Taps operates in a decentralized way without a central network authority. Designed to generate ad-hoc mesh networks in the absence of cellular or Wi-Fi networks, Taps will be able to process bitcoin payments and enforce digital smart contracts. The company is leveraging existing blockchain technologies to create an open platform for Distributed Sensor Transactions (DIST). The Filament platform builds on the blockchain (Bitcoin and Ethereum for transactions), Telehash (private communication), JOSE (smart contracts), TMesh (low-power mesh networking), and BitTorrent (firmware and remote management updates.)

Two DIST components have been created by Miller. TMesh and Telehash, a lightweight interoperable protocol with strong encryption to enable mesh networking across multiple transports and platforms, are available on Gitbub as open source software.

“Blanket a factory in sensors, or control the streetlights of an entire city – our standalone networks span miles and last for years, all without Wi-Fi or cellular,” says the Filament website. “We've combined end-to-end encryption (telehash) with private-key crypto hardware to provide ultra-secure, decentralized communications between millions of devices. By enabling operations on the Blockchain, we've made it possible to generate new, recurring sources of revenue by selling access to your devices or data.”

Before the conference, O’Reilly Radarnoted that Filament and IBM are exploring how specially designed decentralized ledgers can be used to enable devices to communicate service needs and other information among their owners and vendors for household, commercial and industrial purposes.

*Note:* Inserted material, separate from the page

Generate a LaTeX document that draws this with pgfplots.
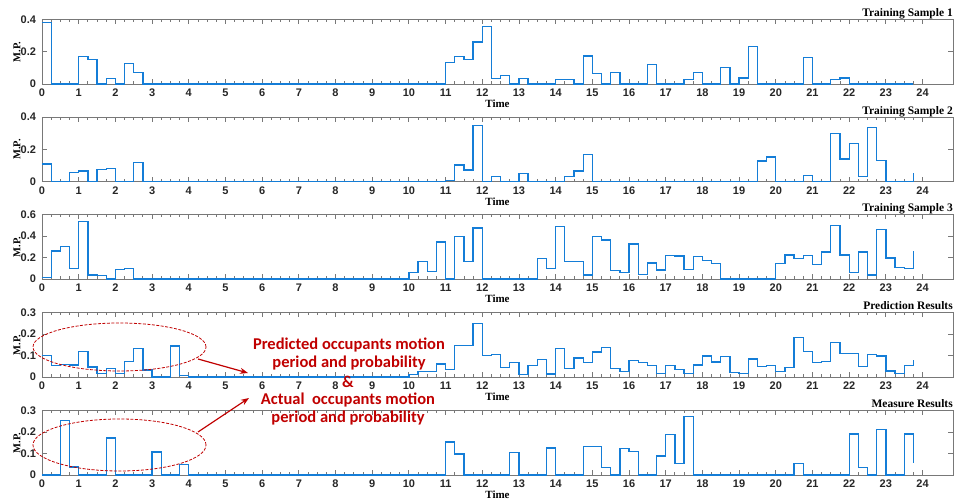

IBM is building a similar proof-of-concept system for the next generation of the IoT, dubbed Autonomous Decentralized Peer-to-Peer Telemetry (ADEPT).

Filament, after raising a $5 million Series A Round led by Bullpen Capital, started to ship an early version of its hardware and to provide services to pilot customers. It lists many possible applications for Taps networks in industrial sectors where risk and operational efficiency is critical to success. Applications range from locating thousands of bicycles across an urban bike-sharing service to monitoring weather and soil conditions across large farms, or avoiding collisions between vehicles on remote worksites.